A. The Bretton Woods system (USD) achieved fixed exchange rates and independence in national monetary policies but restricted capital flow.

B. The gold standard system achieved fixed exchange rates and capital mobility but sacrificed "monetary policy independence," leading to an uncontrolled increase in the money supply.

Trilemma Theory of Monetary Policy (Source: Ark)

Ark points out:

Based on the Trilemma Theory, one can understand why Bitcoin's volatility is a natural outcome. Unlike central banks, Bitcoin does not prioritize exchange rate stability, restricts the growth of the money supply, and allows for free capital flow. Its price is based on the function of demand and supply, hence its volatility is not surprising.

As adoption increases, Bitcoin's price volatility decreases.

Decrease in Bitcoin Volatility Over the Years (Source: Ark)

2. Is Bitcoin a Bubble?

Economists like Dr. Nouriel Roubini continuously argue that Bitcoin is in a bubble, lacking intrinsic value, with price increases based on the willingness of the "greater fool" to buy at a higher price. In response, Ark Investment Management stated:

Bitcoin's value lies in appreciating over the long term with effective preservation, making it, in a sense, an efficient asset that attracts more participants. In other words, money is a collective consensus; it holds value because people believe it does. Extending this argument, it indicates that money is not confined to any form. For thousands of years, due to scarcity, fungibility, and durability, economists have regarded gold as the most successful form of money.

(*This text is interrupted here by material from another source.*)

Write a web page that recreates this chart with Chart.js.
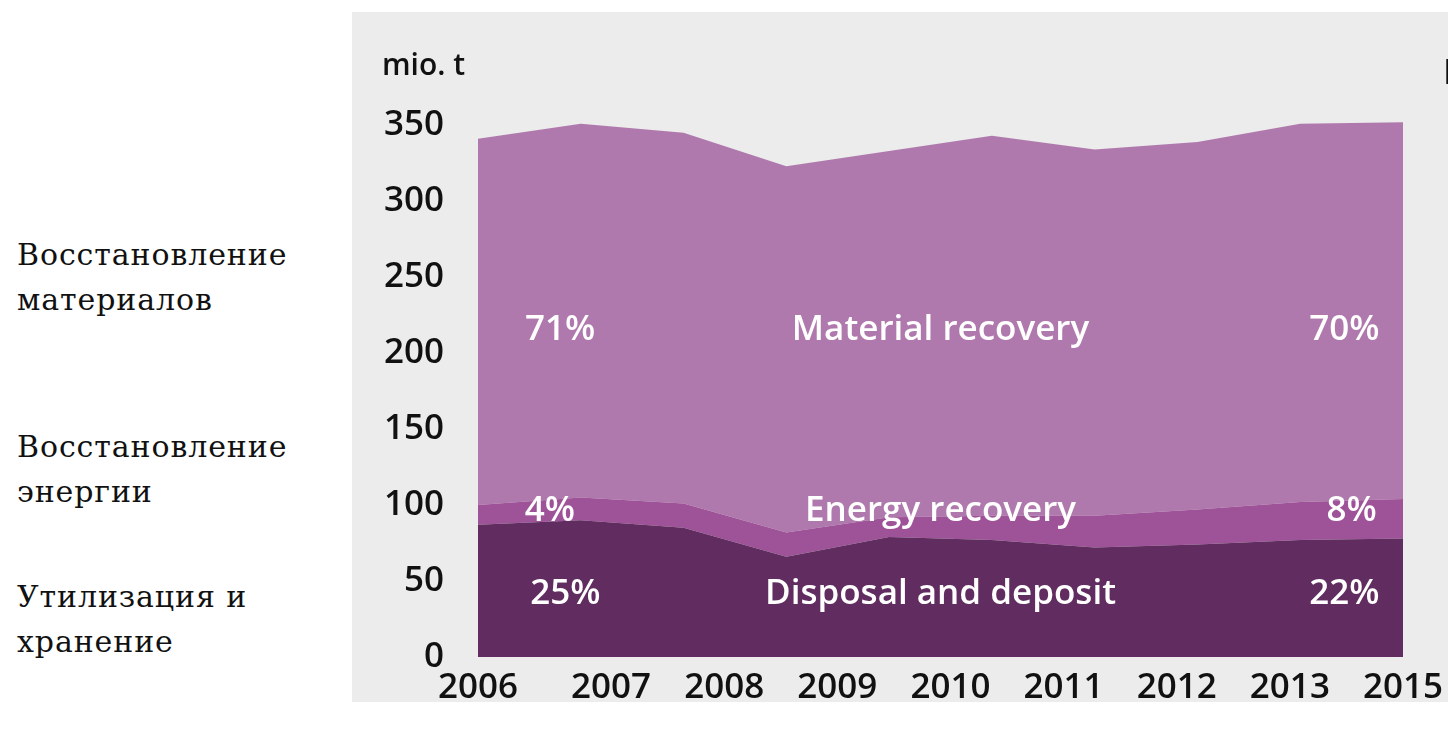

3. Bitcoin's Open Source Nature Leads to Forks and Clones, Diluting Value

As the Bitcoin protocol is publicly available, anyone can view its code and create other versions of Bitcoin, including various existing forked coins in the market, leading skeptics to believe that these actions will dilute Bitcoin's value.

Ark Investment Management emphasizes that these clones do not impact Bitcoin's scarcity. Just as hyperinflated Venezuelan fiat currency cannot buy more US dollars, forked coins cannot increase Bitcoin's limit of 21 million coins. They use the example of Facebook to illustrate:

After a fork, why is Bitcoin more valuable compared to Bitcoin Cash (BCH)? We assume if Facebook were also an open-source project, it could "fork" and replicate the value of its 2.6 billion users and 50,000 employees. The value of this cloned Facebook comes from the network effect of the original Facebook, not from the existence of the copied version itself.

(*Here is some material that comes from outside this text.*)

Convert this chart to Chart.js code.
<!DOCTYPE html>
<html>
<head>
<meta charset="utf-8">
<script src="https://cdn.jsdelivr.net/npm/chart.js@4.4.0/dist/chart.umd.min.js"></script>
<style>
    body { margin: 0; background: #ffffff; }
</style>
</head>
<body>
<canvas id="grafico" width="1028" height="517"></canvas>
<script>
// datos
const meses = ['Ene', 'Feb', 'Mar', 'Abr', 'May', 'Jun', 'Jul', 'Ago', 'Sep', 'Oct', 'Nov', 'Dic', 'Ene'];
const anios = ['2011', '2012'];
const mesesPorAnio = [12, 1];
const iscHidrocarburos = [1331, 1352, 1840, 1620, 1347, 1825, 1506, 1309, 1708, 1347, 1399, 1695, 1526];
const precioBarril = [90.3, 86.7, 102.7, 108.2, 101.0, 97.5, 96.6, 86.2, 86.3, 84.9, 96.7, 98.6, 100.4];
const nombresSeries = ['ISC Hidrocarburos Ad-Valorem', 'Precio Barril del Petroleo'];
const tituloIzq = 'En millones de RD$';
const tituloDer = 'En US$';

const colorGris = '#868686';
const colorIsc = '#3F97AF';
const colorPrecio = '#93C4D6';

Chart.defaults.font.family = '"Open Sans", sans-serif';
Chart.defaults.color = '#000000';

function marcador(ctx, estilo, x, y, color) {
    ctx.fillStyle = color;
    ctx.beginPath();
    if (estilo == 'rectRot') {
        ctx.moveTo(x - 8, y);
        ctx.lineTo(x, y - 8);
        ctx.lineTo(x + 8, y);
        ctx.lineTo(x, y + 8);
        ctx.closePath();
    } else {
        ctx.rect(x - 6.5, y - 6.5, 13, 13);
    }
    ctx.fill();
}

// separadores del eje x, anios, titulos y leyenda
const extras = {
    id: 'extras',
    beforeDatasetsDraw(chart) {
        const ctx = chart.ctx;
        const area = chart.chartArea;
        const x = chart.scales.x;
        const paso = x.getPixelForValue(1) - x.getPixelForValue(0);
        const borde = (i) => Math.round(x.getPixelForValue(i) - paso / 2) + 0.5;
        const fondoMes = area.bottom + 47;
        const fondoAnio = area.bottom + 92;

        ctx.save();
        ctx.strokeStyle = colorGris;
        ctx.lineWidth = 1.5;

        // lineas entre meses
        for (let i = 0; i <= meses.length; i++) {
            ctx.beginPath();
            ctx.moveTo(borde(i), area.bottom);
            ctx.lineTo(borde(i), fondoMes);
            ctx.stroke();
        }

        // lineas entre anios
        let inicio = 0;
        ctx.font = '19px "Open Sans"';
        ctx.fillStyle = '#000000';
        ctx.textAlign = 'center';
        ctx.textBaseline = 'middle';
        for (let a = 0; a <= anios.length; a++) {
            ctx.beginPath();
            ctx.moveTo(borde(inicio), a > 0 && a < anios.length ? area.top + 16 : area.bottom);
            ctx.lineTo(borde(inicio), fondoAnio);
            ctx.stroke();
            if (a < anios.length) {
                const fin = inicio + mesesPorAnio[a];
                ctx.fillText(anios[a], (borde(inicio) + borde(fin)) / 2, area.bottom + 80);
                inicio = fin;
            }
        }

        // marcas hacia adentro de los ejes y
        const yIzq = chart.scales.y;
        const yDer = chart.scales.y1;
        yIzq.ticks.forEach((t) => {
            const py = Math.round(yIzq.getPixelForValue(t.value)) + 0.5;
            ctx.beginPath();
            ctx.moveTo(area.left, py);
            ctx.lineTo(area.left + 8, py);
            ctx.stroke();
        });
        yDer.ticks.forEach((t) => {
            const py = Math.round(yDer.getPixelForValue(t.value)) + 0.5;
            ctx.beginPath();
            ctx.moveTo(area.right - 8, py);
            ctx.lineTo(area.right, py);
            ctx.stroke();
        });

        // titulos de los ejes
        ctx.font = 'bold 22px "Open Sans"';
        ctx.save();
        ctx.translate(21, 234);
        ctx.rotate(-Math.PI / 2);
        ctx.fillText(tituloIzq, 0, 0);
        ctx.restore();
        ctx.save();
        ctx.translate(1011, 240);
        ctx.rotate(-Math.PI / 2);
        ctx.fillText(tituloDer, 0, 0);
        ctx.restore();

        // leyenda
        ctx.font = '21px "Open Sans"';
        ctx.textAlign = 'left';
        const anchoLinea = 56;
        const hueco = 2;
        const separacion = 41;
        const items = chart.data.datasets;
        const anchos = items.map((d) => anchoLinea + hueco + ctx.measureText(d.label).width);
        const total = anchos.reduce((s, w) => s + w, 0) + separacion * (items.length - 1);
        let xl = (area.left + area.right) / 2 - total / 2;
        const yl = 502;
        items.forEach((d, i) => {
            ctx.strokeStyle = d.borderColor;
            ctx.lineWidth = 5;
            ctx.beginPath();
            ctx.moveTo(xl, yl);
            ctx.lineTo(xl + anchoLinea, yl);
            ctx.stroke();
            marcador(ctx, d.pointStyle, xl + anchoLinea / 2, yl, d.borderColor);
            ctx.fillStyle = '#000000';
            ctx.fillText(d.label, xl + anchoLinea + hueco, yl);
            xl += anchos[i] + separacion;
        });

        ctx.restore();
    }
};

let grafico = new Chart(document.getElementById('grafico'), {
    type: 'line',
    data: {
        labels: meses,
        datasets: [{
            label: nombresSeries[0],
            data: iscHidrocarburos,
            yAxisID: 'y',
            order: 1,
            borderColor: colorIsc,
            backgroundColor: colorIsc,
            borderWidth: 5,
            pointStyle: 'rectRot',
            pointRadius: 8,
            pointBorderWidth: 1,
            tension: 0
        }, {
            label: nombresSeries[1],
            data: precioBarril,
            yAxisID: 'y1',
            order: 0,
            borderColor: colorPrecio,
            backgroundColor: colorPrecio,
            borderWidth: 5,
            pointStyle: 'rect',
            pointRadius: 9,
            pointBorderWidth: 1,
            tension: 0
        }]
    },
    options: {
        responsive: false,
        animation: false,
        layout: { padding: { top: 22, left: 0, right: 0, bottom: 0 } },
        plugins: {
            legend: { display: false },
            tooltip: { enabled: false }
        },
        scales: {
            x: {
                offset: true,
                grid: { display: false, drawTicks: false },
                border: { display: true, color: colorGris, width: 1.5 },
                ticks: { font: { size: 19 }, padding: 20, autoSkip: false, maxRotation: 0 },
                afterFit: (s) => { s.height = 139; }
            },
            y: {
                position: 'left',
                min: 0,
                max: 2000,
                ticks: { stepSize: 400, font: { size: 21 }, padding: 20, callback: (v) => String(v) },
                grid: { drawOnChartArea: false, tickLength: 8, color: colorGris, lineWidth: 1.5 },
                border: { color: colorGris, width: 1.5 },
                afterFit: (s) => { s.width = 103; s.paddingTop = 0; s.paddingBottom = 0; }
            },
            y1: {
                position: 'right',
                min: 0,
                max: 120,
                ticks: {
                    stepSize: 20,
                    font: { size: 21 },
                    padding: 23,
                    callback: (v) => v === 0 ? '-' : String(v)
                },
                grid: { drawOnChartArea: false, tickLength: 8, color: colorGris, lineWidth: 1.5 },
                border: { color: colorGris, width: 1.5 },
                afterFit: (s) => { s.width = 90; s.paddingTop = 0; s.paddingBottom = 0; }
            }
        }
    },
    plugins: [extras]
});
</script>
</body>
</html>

In addition to refuting common misconceptions about Bitcoin, Ark Investment Management also addresses accusations such as "Bitcoin being commonly used for illegal activities" and "wasteful energy consumption."

Ark mentions Bitcoin's neutrality, allowing anyone to transact. While this stance does not distinguish criminals, its publicly transparent ledger allows scrutiny of all suspicious activities. Furthermore, other inventions like the telephone, automobile, and internet are no less effective in facilitating criminal activities compared to Bitcoin.

Proportion of Virtual Currency vs. USD in Illegal Activities (Source: Ark)

Furthermore, many critics argue that Bitcoin's computational efficiency is low and cannot scale, but Ark points out the opposite, believing that Bitcoin's impact on the environment is minimal. Various renewable energy sources, especially hydroelectric power, play a significant role in Bitcoin's energy structure. Ark cites Nic Carter, the founder of research institution Coin Metrics, stating:

In the pursuit of the cheapest power, miners will continue to flock to regions offering abundant renewable resources, releasing stranded energy assets and seeking power demands below the current production cost. From a climate perspective, Bitcoin mining will have a positive impact.

Ark Investment Management's report is evidently a response to Goldman Sachs' previous dismissal of Bitcoin. Ark believes that Bitcoin's complexity should not deter financial institutions from conducting in-depth analysis and hopes this research will stimulate discussions in the institutional investment community. As the Bitcoin network matures, Ark also believes that Bitcoin will solidify its position as an emerging asset and prompt financial institutions to take Bitcoin more seriously in the future.